> _SUPPLIED DATA_
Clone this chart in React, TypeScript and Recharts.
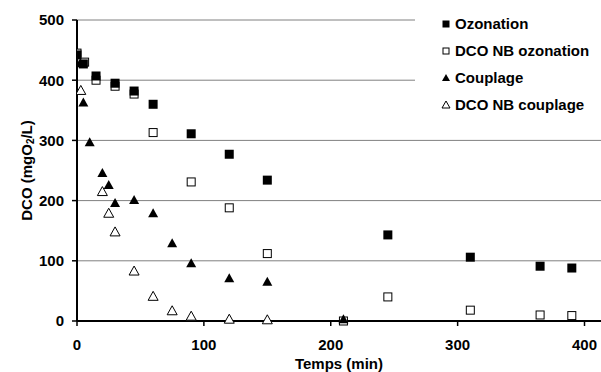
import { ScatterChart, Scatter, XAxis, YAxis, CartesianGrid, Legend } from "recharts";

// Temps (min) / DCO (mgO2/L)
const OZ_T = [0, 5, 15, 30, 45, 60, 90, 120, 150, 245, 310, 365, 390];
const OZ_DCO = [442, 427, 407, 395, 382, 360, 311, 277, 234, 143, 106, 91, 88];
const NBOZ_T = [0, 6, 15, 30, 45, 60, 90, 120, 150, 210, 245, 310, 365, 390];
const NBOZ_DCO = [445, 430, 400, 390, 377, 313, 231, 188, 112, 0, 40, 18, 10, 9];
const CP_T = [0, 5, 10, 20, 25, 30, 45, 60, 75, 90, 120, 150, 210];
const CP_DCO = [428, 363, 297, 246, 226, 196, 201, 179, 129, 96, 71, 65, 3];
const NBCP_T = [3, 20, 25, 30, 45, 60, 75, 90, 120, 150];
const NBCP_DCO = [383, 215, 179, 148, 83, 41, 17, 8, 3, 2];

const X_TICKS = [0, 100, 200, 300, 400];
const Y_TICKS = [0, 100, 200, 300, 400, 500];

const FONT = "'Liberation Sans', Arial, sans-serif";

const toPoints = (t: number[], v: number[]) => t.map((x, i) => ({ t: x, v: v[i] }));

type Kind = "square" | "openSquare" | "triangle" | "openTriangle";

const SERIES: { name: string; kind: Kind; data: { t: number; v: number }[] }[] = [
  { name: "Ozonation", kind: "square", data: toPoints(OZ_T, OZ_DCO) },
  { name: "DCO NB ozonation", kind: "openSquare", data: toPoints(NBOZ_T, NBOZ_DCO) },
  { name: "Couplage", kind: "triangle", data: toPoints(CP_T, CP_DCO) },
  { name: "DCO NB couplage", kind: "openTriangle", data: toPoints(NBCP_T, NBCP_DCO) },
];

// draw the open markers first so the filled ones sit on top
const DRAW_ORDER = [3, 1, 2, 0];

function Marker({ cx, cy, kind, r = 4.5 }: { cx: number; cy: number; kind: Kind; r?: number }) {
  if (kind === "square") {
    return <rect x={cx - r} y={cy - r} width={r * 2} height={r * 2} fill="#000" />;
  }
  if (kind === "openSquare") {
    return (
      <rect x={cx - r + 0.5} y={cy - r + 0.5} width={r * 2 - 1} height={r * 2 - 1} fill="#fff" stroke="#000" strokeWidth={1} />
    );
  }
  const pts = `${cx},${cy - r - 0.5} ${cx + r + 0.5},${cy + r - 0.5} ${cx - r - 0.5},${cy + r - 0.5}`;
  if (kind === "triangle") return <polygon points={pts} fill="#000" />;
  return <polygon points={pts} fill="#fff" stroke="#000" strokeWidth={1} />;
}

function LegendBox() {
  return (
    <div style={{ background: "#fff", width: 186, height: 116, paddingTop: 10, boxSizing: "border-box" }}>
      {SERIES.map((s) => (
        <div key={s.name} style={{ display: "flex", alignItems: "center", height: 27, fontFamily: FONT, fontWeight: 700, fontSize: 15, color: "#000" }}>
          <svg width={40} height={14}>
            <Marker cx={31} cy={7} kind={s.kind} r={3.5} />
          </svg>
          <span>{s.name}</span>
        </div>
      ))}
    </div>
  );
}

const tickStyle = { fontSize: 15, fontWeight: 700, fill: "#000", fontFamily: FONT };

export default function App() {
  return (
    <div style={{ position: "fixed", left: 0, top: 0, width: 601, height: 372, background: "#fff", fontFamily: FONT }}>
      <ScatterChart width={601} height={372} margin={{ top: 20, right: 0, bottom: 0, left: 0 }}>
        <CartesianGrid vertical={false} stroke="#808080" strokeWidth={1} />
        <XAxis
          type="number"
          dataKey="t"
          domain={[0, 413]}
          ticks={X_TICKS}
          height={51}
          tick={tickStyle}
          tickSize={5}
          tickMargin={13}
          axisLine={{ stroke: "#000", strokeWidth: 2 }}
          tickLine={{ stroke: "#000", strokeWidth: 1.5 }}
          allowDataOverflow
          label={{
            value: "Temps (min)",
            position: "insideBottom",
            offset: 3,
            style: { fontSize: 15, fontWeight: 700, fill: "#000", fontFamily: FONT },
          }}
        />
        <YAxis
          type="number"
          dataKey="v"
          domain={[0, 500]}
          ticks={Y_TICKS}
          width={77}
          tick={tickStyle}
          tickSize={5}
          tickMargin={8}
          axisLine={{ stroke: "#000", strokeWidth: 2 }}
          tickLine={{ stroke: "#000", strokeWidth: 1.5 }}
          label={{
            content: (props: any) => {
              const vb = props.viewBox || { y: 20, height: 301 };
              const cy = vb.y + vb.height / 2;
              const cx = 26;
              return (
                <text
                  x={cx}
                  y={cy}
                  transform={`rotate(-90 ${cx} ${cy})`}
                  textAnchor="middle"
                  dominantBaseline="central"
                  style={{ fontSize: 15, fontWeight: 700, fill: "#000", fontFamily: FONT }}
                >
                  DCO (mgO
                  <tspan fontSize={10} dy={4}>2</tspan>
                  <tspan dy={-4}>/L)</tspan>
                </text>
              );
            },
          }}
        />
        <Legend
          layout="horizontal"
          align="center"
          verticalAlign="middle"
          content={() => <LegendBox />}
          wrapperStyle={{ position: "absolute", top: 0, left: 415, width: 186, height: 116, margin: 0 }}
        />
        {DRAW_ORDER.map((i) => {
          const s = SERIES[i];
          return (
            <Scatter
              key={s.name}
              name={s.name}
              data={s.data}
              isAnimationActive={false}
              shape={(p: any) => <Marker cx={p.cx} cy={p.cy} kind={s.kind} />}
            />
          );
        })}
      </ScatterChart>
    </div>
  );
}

> _WHAT TO PRODUCE_
Keep the pictures out of the copy and return the rest of the data above exactly.

> _REPLY_
Clone this chart in React, TypeScript and Recharts.
import { ScatterChart, Scatter, XAxis, YAxis, CartesianGrid, Legend } from "recharts";

// Temps (min) / DCO (mgO2/L)
const OZ_T = [0, 5, 15, 30, 45, 60, 90, 120, 150, 245, 310, 365, 390];
const OZ_DCO = [442, 427, 407, 395, 382, 360, 311, 277, 234, 143, 106, 91, 88];
const NBOZ_T = [0, 6, 15, 30, 45, 60, 90, 120, 150, 210, 245, 310, 365, 390];
const NBOZ_DCO = [445, 430, 400, 390, 377, 313, 231, 188, 112, 0, 40, 18, 10, 9];
const CP_T = [0, 5, 10, 20, 25, 30, 45, 60, 75, 90, 120, 150, 210];
const CP_DCO = [428, 363, 297, 246, 226, 196, 201, 179, 129, 96, 71, 65, 3];
const NBCP_T = [3, 20, 25, 30, 45, 60, 75, 90, 120, 150];
const NBCP_DCO = [383, 215, 179, 148, 83, 41, 17, 8, 3, 2];

const X_TICKS = [0, 100, 200, 300, 400];
const Y_TICKS = [0, 100, 200, 300, 400, 500];

const FONT = "'Liberation Sans', Arial, sans-serif";

const toPoints = (t: number[], v: number[]) => t.map((x, i) => ({ t: x, v: v[i] }));

type Kind = "square" | "openSquare" | "triangle" | "openTriangle";

const SERIES: { name: string; kind: Kind; data: { t: number; v: number }[] }[] = [
  { name: "Ozonation", kind: "square", data: toPoints(OZ_T, OZ_DCO) },
  { name: "DCO NB ozonation", kind: "openSquare", data: toPoints(NBOZ_T, NBOZ_DCO) },
  { name: "Couplage", kind: "triangle", data: toPoints(CP_T, CP_DCO) },
  { name: "DCO NB couplage", kind: "openTriangle", data: toPoints(NBCP_T, NBCP_DCO) },
];

// draw the open markers first so the filled ones sit on top
const DRAW_ORDER = [3, 1, 2, 0];

function Marker({ cx, cy, kind, r = 4.5 }: { cx: number; cy: number; kind: Kind; r?: number }) {
  if (kind === "square") {
    return <rect x={cx - r} y={cy - r} width={r * 2} height={r * 2} fill="#000" />;
  }
  if (kind === "openSquare") {
    return (
      <rect x={cx - r + 0.5} y={cy - r + 0.5} width={r * 2 - 1} height={r * 2 - 1} fill="#fff" stroke="#000" strokeWidth={1} />
    );
  }
  const pts = `${cx},${cy - r - 0.5} ${cx + r + 0.5},${cy + r - 0.5} ${cx - r - 0.5},${cy + r - 0.5}`;
  if (kind === "triangle") return <polygon points={pts} fill="#000" />;
  return <polygon points={pts} fill="#fff" stroke="#000" strokeWidth={1} />;
}

function LegendBox() {
  return (
    <div style={{ background: "#fff", width: 186, height: 116, paddingTop: 10, boxSizing: "border-box" }}>
      {SERIES.map((s) => (
        <div key={s.name} style={{ display: "flex", alignItems: "center", height: 27, fontFamily: FONT, fontWeight: 700, fontSize: 15, color: "#000" }}>
          <svg width={40} height={14}>
            <Marker cx={31} cy={7} kind={s.kind} r={3.5} />
          </svg>
          <span>{s.name}</span>
        </div>
      ))}
    </div>
  );
}

const tickStyle = { fontSize: 15, fontWeight: 700, fill: "#000", fontFamily: FONT };

export default function App() {
  return (
    <div style={{ position: "fixed", left: 0, top: 0, width: 601, height: 372, background: "#fff", fontFamily: FONT }}>
      <ScatterChart width={601} height={372} margin={{ top: 20, right: 0, bottom: 0, left: 0 }}>
        <CartesianGrid vertical={false} stroke="#808080" strokeWidth={1} />
        <XAxis
          type="number"
          dataKey="t"
          domain={[0, 413]}
          ticks={X_TICKS}
          height={51}
          tick={tickStyle}
          tickSize={5}
          tickMargin={13}
          axisLine={{ stroke: "#000", strokeWidth: 2 }}
          tickLine={{ stroke: "#000", strokeWidth: 1.5 }}
          allowDataOverflow
          label={{
            value: "Temps (min)",
            position: "insideBottom",
            offset: 3,
            style: { fontSize: 15, fontWeight: 700, fill: "#000", fontFamily: FONT },
          }}
        />
        <YAxis
          type="number"
          dataKey="v"
          domain={[0, 500]}
          ticks={Y_TICKS}
          width={77}
          tick={tickStyle}
          tickSize={5}
          tickMargin={8}
          axisLine={{ stroke: "#000", strokeWidth: 2 }}
          tickLine={{ stroke: "#000", strokeWidth: 1.5 }}
          label={{
            content: (props: any) => {
              const vb = props.viewBox || { y: 20, height: 301 };
              const cy = vb.y + vb.height / 2;
              const cx = 26;
              return (
                <text
                  x={cx}
                  y={cy}
                  transform={`rotate(-90 ${cx} ${cy})`}
                  textAnchor="middle"
                  dominantBaseline="central"
                  style={{ fontSize: 15, fontWeight: 700, fill: "#000", fontFamily: FONT }}
                >
                  DCO (mgO
                  <tspan fontSize={10} dy={4}>2</tspan>
                  <tspan dy={-4}>/L)</tspan>
                </text>
              );
            },
          }}
        />
        <Legend
          layout="horizontal"
          align="center"
          verticalAlign="middle"
          content={() => <LegendBox />}
          wrapperStyle={{ position: "absolute", top: 0, left: 415, width: 186, height: 116, margin: 0 }}
        />
        {DRAW_ORDER.map((i) => {
          const s = SERIES[i];
          return (
            <Scatter
              key={s.name}
              name={s.name}
              data={s.data}
              isAnimationActive={false}
              shape={(p: any) => <Marker cx={p.cx} cy={p.cy} kind={s.kind} />}
            />
          );
        })}
      </ScatterChart>
    </div>
  );
}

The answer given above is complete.